CHALLENGE ▸ Transcribe the listing that follows in full, omitting pictures.

DATA PROVIDED ▸
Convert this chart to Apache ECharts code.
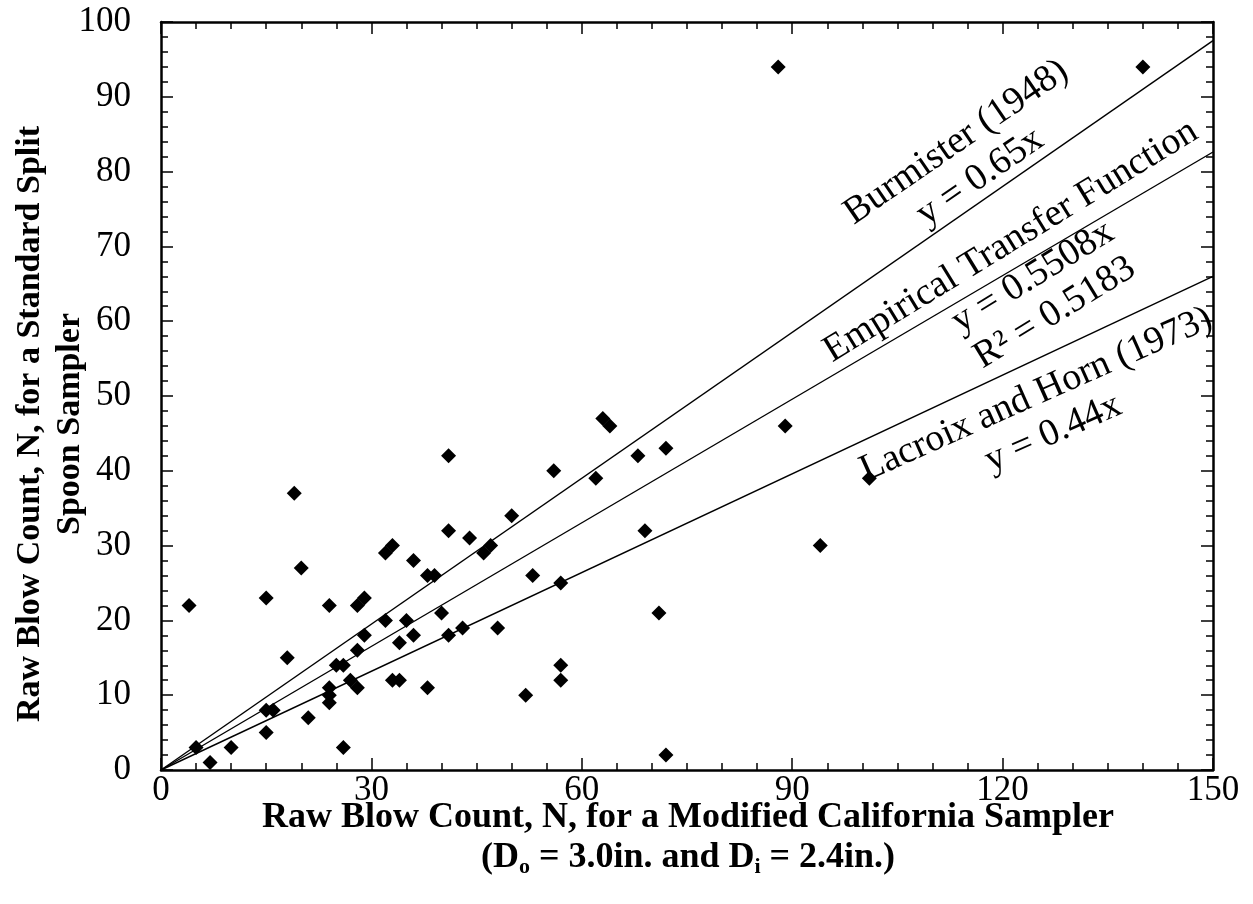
<!DOCTYPE html>
<html>
<head>
<meta charset="utf-8">
<script src="https://cdn.jsdelivr.net/npm/echarts@6/dist/echarts.min.js"></script>
<style>
html,body{margin:0;padding:0;background:#fff;}
#chart{width:1253px;height:904px;}
</style>
</head>
<body>
<div id="chart"></div>
<script>
// Raw blow count, Modified California sampler (x)
var mcBlows = [4,5,7,10,15,15,16,15,18,19,20,21,24,24,24,24,25,26,26,27,28,28,28,29,29,32,32,33,33,34,34,35,36,36,38,39,38,40,41,41,41,43,44,46,47,48,50,52,53,56,57,57,57,62,63,64,68,69,71,72,72,88,89,94,101,140];
// Raw blow count, standard split spoon sampler (y)
var sptBlows = [22,3,1,3,23,8,8,5,15,37,27,7,22,11,10,9,14,14,3,12,11,16,22,23,18,20,29,30,12,12,17,20,18,28,26,26,11,21,32,42,18,19,31,29,30,19,34,10,26,40,25,14,12,39,47,46,42,32,21,43,2,94,46,30,39,94];
// Reference lines (endpoints)
var burmisterLine = [[0,0],[150,97.5]];
var empiricalLine = [[0,0],[150,82.62]];
var lacroixLine = [[0,0],[150,66]];
var xTicks = [0,30,60,90,120,150];
var yTicks = [0,10,20,30,40,50,60,70,80,90,100];

var FONT = "'Liberation Serif','Times New Roman',serif";
var points = mcBlows.map(function(x,i){return [x, sptBlows[i]];});

var chart = echarts.init(document.getElementById('chart'), null, {renderer:'canvas'});

function xAx(pos, showLabel){
  return {
    type:'value', position:pos, min:xTicks[0], max:xTicks[xTicks.length-1], interval:30,
    axisLine:{show:true, onZero:false, lineStyle:{color:'#000', width:2.5}},
    axisTick:{show:true, inside:true, length:12, lineStyle:{color:'#000', width:1.5}},
    minorTick:{show:true, splitNumber:6, length:7, lineStyle:{color:'#000', width:1.5}},
    splitLine:{show:false},
    axisLabel:{show:showLabel, margin:3, color:'#000', fontFamily:FONT, fontSize:35}
  };
}
function yAx(pos, showLabel){
  return {
    type:'value', position:pos, min:yTicks[0], max:yTicks[yTicks.length-1], interval:10,
    axisLine:{show:true, onZero:false, lineStyle:{color:'#000', width:2.5}},
    axisTick:{show:true, inside:true, length:12, lineStyle:{color:'#000', width:1.5}},
    minorTick:{show:true, splitNumber:5, length:7, lineStyle:{color:'#000', width:1.5}},
    splitLine:{show:false},
    axisLabel:{show:showLabel, margin:30, color:'#000', fontFamily:FONT, fontSize:35}
  };
}

var annLabel = function(rot){
  return {show:true, position:'inside', rotate:rot, color:'#000', fontFamily:FONT, fontSize:38, lineHeight:42, align:'center', verticalAlign:'middle'};
};

var option = {
  backgroundColor:'#fff',
  animation:false,
  grid:{left:161, right:40, top:22, bottom:134, containLabel:false},
  xAxis:[xAx('bottom', true), xAx('top', false)],
  yAxis:[yAx('left', true), yAx('right', false)],
  series:[
    {type:'line', data:burmisterLine, showSymbol:false, symbol:'none', lineStyle:{color:'#000', width:1.4}, z:2,
     markPoint:{symbol:'circle', symbolSize:0, data:[{coord:[115.1,81.6], value:'', label:Object.assign(annLabel(34.5),{formatter:'Burmister (1948)\ny = 0.65x'})}]}},
    {type:'line', data:empiricalLine, showSymbol:false, symbol:'none', lineStyle:{color:'#000', width:1.4}, z:2,
     markPoint:{symbol:'circle', symbolSize:0, data:[{coord:[124.3,65.9], value:'', label:Object.assign(annLabel(31.5),{formatter:'Empirical Transfer Function\ny = 0.5508x\nR\u00B2 = 0.5183'})}]}},
    {type:'line', data:lacroixLine, showSymbol:false, symbol:'none', lineStyle:{color:'#000', width:1.4}, z:2,
     markPoint:{symbol:'circle', symbolSize:0, data:[{coord:[126.0,47.6], value:'', label:Object.assign(annLabel(24),{formatter:'Lacroix and Horn (1973)\ny = 0.44x'})}]}},
    {type:'scatter', data:points, symbol:'diamond', symbolSize:15, itemStyle:{color:'#000', opacity:1}, z:3}
  ],
  graphic:[
    {type:'text', x:50, y:424, rotation:Math.PI/2, z:10,
     style:{text:'Raw Blow Count, N, for a Standard Split\nSpoon Sampler', fill:'#000', font:'bold 34px '+FONT, lineHeight:40, align:'center', verticalAlign:'middle'}},
    {type:'text', x:688, y:798, z:10,
     style:{text:'{a|Raw Blow Count, N, for a Modified California Sampler}\n{a|(D}{s|o}{a| = 3.0in. and D}{s|i}{a| = 2.4in.)}', align:'center', verticalAlign:'top', fill:'#000',
       rich:{a:{fontFamily:FONT, fontWeight:'bold', fontSize:36, lineHeight:40, fill:'#000'},
             s:{fontFamily:FONT, fontWeight:'bold', fontSize:22, lineHeight:16, verticalAlign:'bottom', fill:'#000'}}}}
  ]
};
chart.setOption(option);
</script>
</body>
</html>
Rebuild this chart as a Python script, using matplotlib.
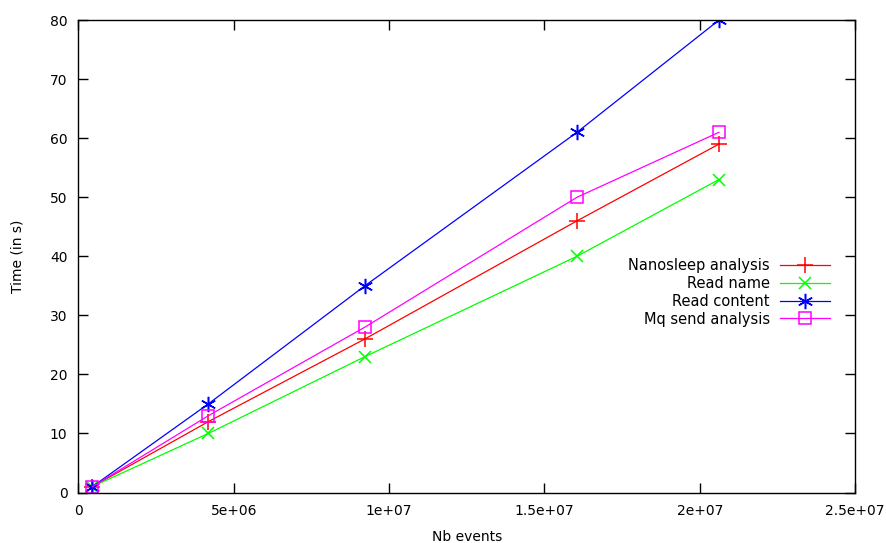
import matplotlib
matplotlib.use("Agg")
import matplotlib.pyplot as plt

# Data
nb_events = [0.45e6, 4.18e6, 9.22e6, 16.05e6, 20.62e6]
nanosleep = [1, 12, 26, 46, 59]
read_name = [1, 10, 23, 40, 53]
read_content = [1, 15, 35, 61, 80]
mq_send = [1, 13, 28, 50, 61]

x_ticks = [0, 5e6, 1e7, 1.5e7, 2e7, 2.5e7]
x_tick_labels = ["0", "5e+06", "1e+07", "1.5e+07", "2e+07", "2.5e+07"]
y_ticks = [0, 10, 20, 30, 40, 50, 60, 70, 80]

plt.rcParams['font.family'] = ['DejaVu Sans']
fig = plt.figure(figsize=(8.86, 5.43), dpi=100)
ax = fig.add_axes([0.0886, 0.093, 0.8764, 0.870])

series = [
    (nanosleep, "Nanosleep analysis", "#ff0000", "+", 11),
    (read_name, "Read name", "#00ff00", "x", 9),
    (read_content, "Read content", "#0000ff", (6, 2, 0), 11),
    (mq_send, "Mq send analysis", "#ff00ff", "s", 9),
]
for vals, label, color, marker, ms in series:
    if marker == "s":
        ax.plot(nb_events, vals, color=color, lw=0.9, marker=marker, ms=ms,
                mfc="none", mec=color, mew=1.1, label=label)
    else:
        ax.plot(nb_events, vals, color=color, lw=0.9, marker=marker, ms=ms,
                mew=1.1, label=label)

ax.set_xlim(0, 2.5e7)
ax.set_ylim(0, 80)
ax.set_xticks(x_ticks)
ax.set_xticklabels(x_tick_labels)
ax.set_yticks(y_ticks)
ax.tick_params(direction="in", top=True, right=True, length=7, width=1,
               labelsize=10, pad=8)
for sp in ax.spines.values():
    sp.set_linewidth(1)

ax.set_xlabel("Nb events", fontsize=10, labelpad=9)
ax.set_ylabel("Time (in s)", fontsize=10, labelpad=18)

ax.legend(loc="center right", bbox_to_anchor=(0.975, 0.424), frameon=False,
          markerfirst=False, alignment="right", handlelength=3.4,
          fontsize=10.5, labelspacing=0.2, handletextpad=0.7,
          borderaxespad=0)

fig.savefig("out.png", dpi=100)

TASK OUTPUT ▸
Convert this chart to Apache ECharts code.
<!DOCTYPE html>
<html>
<head>
<meta charset="utf-8">
<script src="https://cdn.jsdelivr.net/npm/echarts@6/dist/echarts.min.js"></script>
<style>
html,body{margin:0;padding:0;background:#fff;}
#chart{width:1253px;height:904px;}
</style>
</head>
<body>
<div id="chart"></div>
<script>
// Raw blow count, Modified California sampler (x)
var mcBlows = [4,5,7,10,15,15,16,15,18,19,20,21,24,24,24,24,25,26,26,27,28,28,28,29,29,32,32,33,33,34,34,35,36,36,38,39,38,40,41,41,41,43,44,46,47,48,50,52,53,56,57,57,57,62,63,64,68,69,71,72,72,88,89,94,101,140];
// Raw blow count, standard split spoon sampler (y)
var sptBlows = [22,3,1,3,23,8,8,5,15,37,27,7,22,11,10,9,14,14,3,12,11,16,22,23,18,20,29,30,12,12,17,20,18,28,26,26,11,21,32,42,18,19,31,29,30,19,34,10,26,40,25,14,12,39,47,46,42,32,21,43,2,94,46,30,39,94];
// Reference lines (endpoints)
var burmisterLine = [[0,0],[150,97.5]];
var empiricalLine = [[0,0],[150,82.62]];
var lacroixLine = [[0,0],[150,66]];
var xTicks = [0,30,60,90,120,150];
var yTicks = [0,10,20,30,40,50,60,70,80,90,100];

var FONT = "'Liberation Serif','Times New Roman',serif";
var points = mcBlows.map(function(x,i){return [x, sptBlows[i]];});

var chart = echarts.init(document.getElementById('chart'), null, {renderer:'canvas'});

function xAx(pos, showLabel){
  return {
    type:'value', position:pos, min:xTicks[0], max:xTicks[xTicks.length-1], interval:30,
    axisLine:{show:true, onZero:false, lineStyle:{color:'#000', width:2.5}},
    axisTick:{show:true, inside:true, length:12, lineStyle:{color:'#000', width:1.5}},
    minorTick:{show:true, splitNumber:6, length:7, lineStyle:{color:'#000', width:1.5}},
    splitLine:{show:false},
    axisLabel:{show:showLabel, margin:3, color:'#000', fontFamily:FONT, fontSize:35}
  };
}
function yAx(pos, showLabel){
  return {
    type:'value', position:pos, min:yTicks[0], max:yTicks[yTicks.length-1], interval:10,
    axisLine:{show:true, onZero:false, lineStyle:{color:'#000', width:2.5}},
    axisTick:{show:true, inside:true, length:12, lineStyle:{color:'#000', width:1.5}},
    minorTick:{show:true, splitNumber:5, length:7, lineStyle:{color:'#000', width:1.5}},
    splitLine:{show:false},
    axisLabel:{show:showLabel, margin:30, color:'#000', fontFamily:FONT, fontSize:35}
  };
}

var annLabel = function(rot){
  return {show:true, position:'inside', rotate:rot, color:'#000', fontFamily:FONT, fontSize:38, lineHeight:42, align:'center', verticalAlign:'middle'};
};

var option = {
  backgroundColor:'#fff',
  animation:false,
  grid:{left:161, right:40, top:22, bottom:134, containLabel:false},
  xAxis:[xAx('bottom', true), xAx('top', false)],
  yAxis:[yAx('left', true), yAx('right', false)],
  series:[
    {type:'line', data:burmisterLine, showSymbol:false, symbol:'none', lineStyle:{color:'#000', width:1.4}, z:2,
     markPoint:{symbol:'circle', symbolSize:0, data:[{coord:[115.1,81.6], value:'', label:Object.assign(annLabel(34.5),{formatter:'Burmister (1948)\ny = 0.65x'})}]}},
    {type:'line', data:empiricalLine, showSymbol:false, symbol:'none', lineStyle:{color:'#000', width:1.4}, z:2,
     markPoint:{symbol:'circle', symbolSize:0, data:[{coord:[124.3,65.9], value:'', label:Object.assign(annLabel(31.5),{formatter:'Empirical Transfer Function\ny = 0.5508x\nR\u00B2 = 0.5183'})}]}},
    {type:'line', data:lacroixLine, showSymbol:false, symbol:'none', lineStyle:{color:'#000', width:1.4}, z:2,
     markPoint:{symbol:'circle', symbolSize:0, data:[{coord:[126.0,47.6], value:'', label:Object.assign(annLabel(24),{formatter:'Lacroix and Horn (1973)\ny = 0.44x'})}]}},
    {type:'scatter', data:points, symbol:'diamond', symbolSize:15, itemStyle:{color:'#000', opacity:1}, z:3}
  ],
  graphic:[
    {type:'text', x:50, y:424, rotation:Math.PI/2, z:10,
     style:{text:'Raw Blow Count, N, for a Standard Split\nSpoon Sampler', fill:'#000', font:'bold 34px '+FONT, lineHeight:40, align:'center', verticalAlign:'middle'}},
    {type:'text', x:688, y:798, z:10,
     style:{text:'{a|Raw Blow Count, N, for a Modified California Sampler}\n{a|(D}{s|o}{a| = 3.0in. and D}{s|i}{a| = 2.4in.)}', align:'center', verticalAlign:'top', fill:'#000',
       rich:{a:{fontFamily:FONT, fontWeight:'bold', fontSize:36, lineHeight:40, fill:'#000'},
             s:{fontFamily:FONT, fontWeight:'bold', fontSize:22, lineHeight:16, verticalAlign:'bottom', fill:'#000'}}}}
  ]
};
chart.setOption(option);
</script>
</body>
</html>
Rebuild this chart as a Python script, using matplotlib.
import matplotlib
matplotlib.use("Agg")
import matplotlib.pyplot as plt

# Data
nb_events = [0.45e6, 4.18e6, 9.22e6, 16.05e6, 20.62e6]
nanosleep = [1, 12, 26, 46, 59]
read_name = [1, 10, 23, 40, 53]
read_content = [1, 15, 35, 61, 80]
mq_send = [1, 13, 28, 50, 61]

x_ticks = [0, 5e6, 1e7, 1.5e7, 2e7, 2.5e7]
x_tick_labels = ["0", "5e+06", "1e+07", "1.5e+07", "2e+07", "2.5e+07"]
y_ticks = [0, 10, 20, 30, 40, 50, 60, 70, 80]

plt.rcParams['font.family'] = ['DejaVu Sans']
fig = plt.figure(figsize=(8.86, 5.43), dpi=100)
ax = fig.add_axes([0.0886, 0.093, 0.8764, 0.870])

series = [
    (nanosleep, "Nanosleep analysis", "#ff0000", "+", 11),
    (read_name, "Read name", "#00ff00", "x", 9),
    (read_content, "Read content", "#0000ff", (6, 2, 0), 11),
    (mq_send, "Mq send analysis", "#ff00ff", "s", 9),
]
for vals, label, color, marker, ms in series:
    if marker == "s":
        ax.plot(nb_events, vals, color=color, lw=0.9, marker=marker, ms=ms,
                mfc="none", mec=color, mew=1.1, label=label)
    else:
        ax.plot(nb_events, vals, color=color, lw=0.9, marker=marker, ms=ms,
                mew=1.1, label=label)

ax.set_xlim(0, 2.5e7)
ax.set_ylim(0, 80)
ax.set_xticks(x_ticks)
ax.set_xticklabels(x_tick_labels)
ax.set_yticks(y_ticks)
ax.tick_params(direction="in", top=True, right=True, length=7, width=1,
               labelsize=10, pad=8)
for sp in ax.spines.values():
    sp.set_linewidth(1)

ax.set_xlabel("Nb events", fontsize=10, labelpad=9)
ax.set_ylabel("Time (in s)", fontsize=10, labelpad=18)

ax.legend(loc="center right", bbox_to_anchor=(0.975, 0.424), frameon=False,
          markerfirst=False, alignment="right", handlelength=3.4,
          fontsize=10.5, labelspacing=0.2, handletextpad=0.7,
          borderaxespad=0)

fig.savefig("out.png", dpi=100)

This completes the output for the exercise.